Google released a paper on Tenzing last year on VLDB. Tenzing is an SQL query-system implemented on top of MapReduce infrastructure and it can be thought as Google-way to do Hive and as always full of juicy details. There is already a quality post on this published and another one here. On top of that my additional takeways are:

1. It is possible to build MPP-grade system on top of MapReduce with relatively low-latency (10 seconds). However, it would requires quite a number of patches to MapReduce. Hive and Hadoop has certainly a lot to learn from Tenzing.

2. Even with Google version of a patched and leaner-than-Hadoop implementation of MapReduce getting it to Dremel latencies was not achievable.

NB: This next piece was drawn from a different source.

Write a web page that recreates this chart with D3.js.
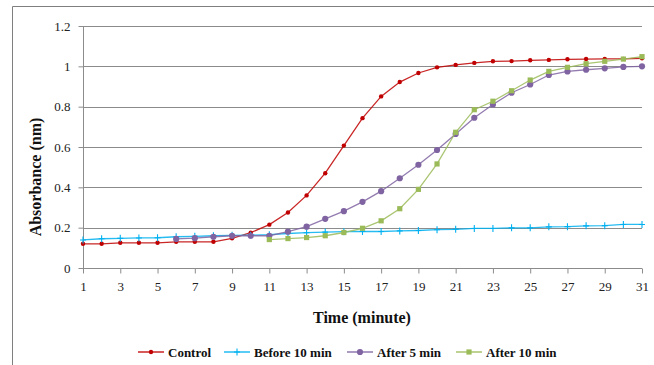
<!DOCTYPE html>
<html><head><meta charset="utf-8">
<script src="https://cdn.jsdelivr.net/npm/d3@7"></script>
<style>body{margin:0;background:#fff}svg{display:block}</style>
</head><body>
<svg id="c" width="654" height="365"></svg>
<script>
const minutes = d3.range(1, 32);
const control = [0.12,0.12,0.125,0.125,0.125,0.13,0.13,0.13,0.147,0.175,0.215,0.275,0.36,0.47,0.607,0.743,0.851,0.922,0.967,0.995,1.007,1.017,1.025,1.026,1.03,1.032,1.035,1.036,1.037,1.037,1.04];
const before10 = [0.139,0.145,0.147,0.149,0.15,0.155,0.157,0.16,0.162,0.163,0.165,0.171,0.175,0.178,0.18,0.181,0.181,0.184,0.186,0.19,0.192,0.196,0.196,0.199,0.199,0.204,0.205,0.209,0.21,0.216,0.216];
const after5 = [null,null,null,null,null,0.144,0.148,0.155,0.16,0.16,0.16,0.18,0.205,0.244,0.282,0.328,0.381,0.445,0.512,0.585,0.665,0.745,0.811,0.869,0.91,0.957,0.975,0.983,0.99,0.997,1.0];
const after10 = [null,null,null,null,null,null,null,null,null,null,0.141,0.146,0.151,0.16,0.176,0.197,0.234,0.294,0.39,0.516,0.673,0.785,0.827,0.879,0.932,0.975,0.995,1.013,1.025,1.036,1.048];
const yTicks = [0,0.2,0.4,0.6,0.8,1,1.2];
const yTickLabels = ["0","0.2","0.4","0.6","0.8","1","1.2"];
const xTicks = [1,3,5,7,9,11,13,15,17,19,21,23,25,27,29,31];
const seriesNames = ["Control","Before 10 min","After 5 min","After 10 min"];
const seriesColors = ["#C00000","#00B0F0","#8064A2","#9BBB59"];
const seriesMarkers = ["dot","plus","circle","square"];
const seriesData = [control, before10, after5, after10];

const svg = d3.select("#c");
const x = d3.scaleLinear().domain([1,31]).range([83,642]);
const y = d3.scaleLinear().domain([0,1.2]).range([268,26]);
const serif = "'Liberation Serif','Times New Roman',serif";

// outer frame
svg.append("path").attr("d","M12.5,365 V6.5 H654").attr("fill","none").attr("stroke","#7f7f7f").attr("stroke-width",1);

// gridlines
svg.append("g").selectAll("line").data(yTicks.filter(d=>d>0)).join("line")
  .attr("x1",83).attr("x2",642).attr("y1",d=>Math.round(y(d))+0.5).attr("y2",d=>Math.round(y(d))+0.5)
  .attr("stroke","#8c8c8c").attr("stroke-width",1);

// y axis
const yAxis = d3.axisLeft(y).tickValues(yTicks).tickFormat((d,i)=>yTickLabels[i]).tickSize(5).tickPadding(8);
const gy = svg.append("g").attr("transform","translate(83.5,0)").call(yAxis);
gy.select(".domain").attr("stroke","#8c8c8c").attr("d","M0,26V268");
gy.selectAll(".tick line").attr("stroke","#8c8c8c");
gy.selectAll(".tick text").attr("font-family",serif).attr("font-size",13).attr("fill","#222");

// x axis
const xAxis = d3.axisBottom(x).tickValues(xTicks).tickFormat(d3.format("d")).tickSize(5).tickPadding(8);
const gx = svg.append("g").attr("transform","translate(0,268.5)").call(xAxis);
gx.select(".domain").attr("stroke","#8c8c8c").attr("d","M83,0H642");
gx.selectAll(".tick line").attr("stroke","#8c8c8c");
gx.selectAll(".tick text").attr("font-family",serif).attr("font-size",13).attr("fill","#222");

// titles
svg.append("text").attr("transform","translate(41,177) rotate(-90)").attr("text-anchor","middle")
  .attr("font-family",serif).attr("font-weight","bold").attr("font-size",16).attr("fill","#111").text("Absorbance (nm)");
svg.append("text").attr("x",362).attr("y",323).attr("text-anchor","middle")
  .attr("font-family",serif).attr("font-weight","bold").attr("font-size",16).attr("fill","#111").text("Time (minute)");

function drawMarker(g, type, color, cx, cy){
  if(type==="dot") g.append("circle").attr("cx",cx).attr("cy",cy).attr("r",2.2).attr("fill",color);
  else if(type==="plus"){
    g.append("path").attr("d",`M${cx-3},${cy}H${cx+3}M${cx},${cy-3.5}V${cy+3.5}`).attr("stroke",color).attr("stroke-width",1.1);
  } else if(type==="circle") g.append("circle").attr("cx",cx).attr("cy",cy).attr("r",3.1).attr("fill",color);
  else if(type==="square") g.append("rect").attr("x",cx-2.6).attr("y",cy-2.6).attr("width",5.2).attr("height",5.2).attr("fill",color);
}

const line = d3.line().defined(d=>d.v!=null).x(d=>x(d.m)).y(d=>y(d.v));
seriesData.forEach((arr,i)=>{
  const pts = minutes.map((m,j)=>({m, v:arr[j]}));
  const g = svg.append("g");
  g.append("path").datum(pts).attr("d",line).attr("fill","none").attr("stroke",seriesColors[i]).attr("stroke-width",1.3).attr("stroke-opacity",0.85);
  pts.filter(d=>d.v!=null).forEach(d=>drawMarker(g, seriesMarkers[i], seriesColors[i], x(d.m), y(d.v)));
});

// legend
const legendX = [138,224,347,456];
const lg = svg.append("g");
seriesNames.forEach((n,i)=>{
  const lx = legendX[i], ly = 352;
  lg.append("line").attr("x1",lx).attr("x2",lx+26).attr("y1",ly).attr("y2",ly).attr("stroke",seriesColors[i]).attr("stroke-width",1.3);
  drawMarker(lg, seriesMarkers[i], seriesColors[i], lx+13, ly);
  lg.append("text").attr("x",lx+30).attr("y",ly+4.5).attr("font-family",serif).attr("font-weight","bold").attr("font-size",13).attr("fill","#111").text(n);
});
</script>
</body></html>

On other hand 10 seconds as minimal latency is not that bad and in same ball park as Netezza/Greenplum/Aster and other MPP gear.

3. As general Sawzall vs. Dremel vs. Tenzing comparison there is an nice youtube-datawarehousing presentation published. In fact, Dremel beats both of them on latency and if not only for limited expressive power of its query language it would end up as complete winner on all metrics considered there. Sawzall having imperative query language scores highest on the power metric. I guess when OpenDremel will be released it will be a unique combination of low-latency querying with the full expressive power of imperatively-augmented SQL.

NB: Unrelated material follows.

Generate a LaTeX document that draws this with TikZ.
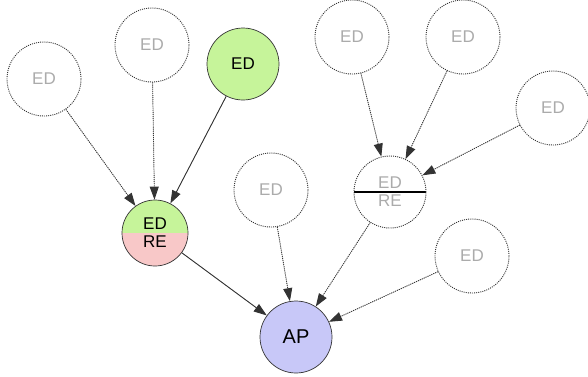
\documentclass[tikz,border=0pt]{standalone}
\usepackage{fontspec}
\setmainfont{Liberation Sans}
\usetikzlibrary{arrows.meta}
\definecolor{edgreen}{HTML}{C6F49A}
\definecolor{repink}{HTML}{F8C8C8}
\definecolor{aplav}{HTML}{C8C8F8}
\definecolor{ghost}{HTML}{ABABAB}
\definecolor{rim}{HTML}{333333}
\begin{document}
\begin{tikzpicture}[x=1pt,y=-1pt,
  every node/.style={font=\fontsize{17}{22}\selectfont},
  dots/.style={line width=0.9pt, dash pattern=on 1pt off 1.1pt},
  ghostnode/.style={circle, draw=rim, dots, minimum size=74pt, inner sep=0pt, text=ghost},
  livenode/.style={circle, draw=rim, line width=0.7pt, minimum size=72pt, inner sep=0pt, text=black},
  tip/.style={-{Triangle[length=13pt,width=9pt]}, draw=rim, fill=rim},
  weak/.style={tip, dots},
  strong/.style={tip, line width=0.9pt}]
\useasboundingbox (0,0) rectangle (588,376);

% evidence nodes on the left branch
\node[ghostnode] (e1) at (44,79) {ED};
\node[ghostnode] (e2) at (152,45) {ED};
\node[livenode, fill=edgreen] (e3) at (243,64) {ED};

% combined node, green above and pink below
\node[livenode, minimum size=66pt, align=center,
  path picture={
    \fill[edgreen] (path picture bounding box.north west) rectangle (path picture bounding box.east);
    \fill[repink] (path picture bounding box.west) rectangle (path picture bounding box.south east);
  }] (L) at (155,233) {ED\\[-4pt]RE};

% evidence nodes on the right branch
\node[ghostnode] (e4) at (352,37) {ED};
\node[ghostnode] (e5) at (463,37) {ED};
\node[ghostnode] (e6) at (553,108) {ED};

% combined node with a dividing line
\node[ghostnode, minimum size=72pt, align=center,
  path picture={
    \draw[black, solid, line width=1.1pt] (path picture bounding box.west) -- (path picture bounding box.east);
  }] (R) at (390,192) {ED\\[-4pt]RE};

\node[ghostnode] (e7) at (271,190) {ED};
\node[ghostnode] (e8) at (472,256) {ED};

% target node
\node[livenode, fill=aplav, font=\fontsize{20}{24}\selectfont] (ap) at (296,337) {AP};

% connectors
\draw[weak] (e1) -- (L);
\draw[weak] (e2) -- (L);
\draw[strong] (e3) -- (L);
\draw[strong] (L) -- (ap);

\draw[weak] (e4) -- (R);
\draw[weak] (e5) -- (R);
\draw[weak] (e6) -- (R);

\draw[weak] (e7) -- (ap);
\draw[weak] (R) -- (ap);
\draw[weak] (e8) -- (ap);
\end{tikzpicture}
\end{document}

4. Tenzing can query MySQL databases as many other popular data formats. What we witnessing here is that query-engines is being decoupled from storage engines. 10 years ago it was only the case for MySQL ecosystem and anyone who tried Oracle external table interface knows how friendly past DBMSes were to external data sources.  Dremel columnar encoding component was released internally in Google as separate ColumnIO storage engine. Then Google open-sourced their key-value LevelDB engine a-la Hadoop’s RCFiles. So we can learn here of emergence of multiple storage-engines working with multiple query engines, quite interesting phenomenon.

5. The query is compiled into native code (with LLVM) and this gave significant acceleration by factor from six to twelve. This means that SQL to native code compilation is a must for high-performance BigData query engines.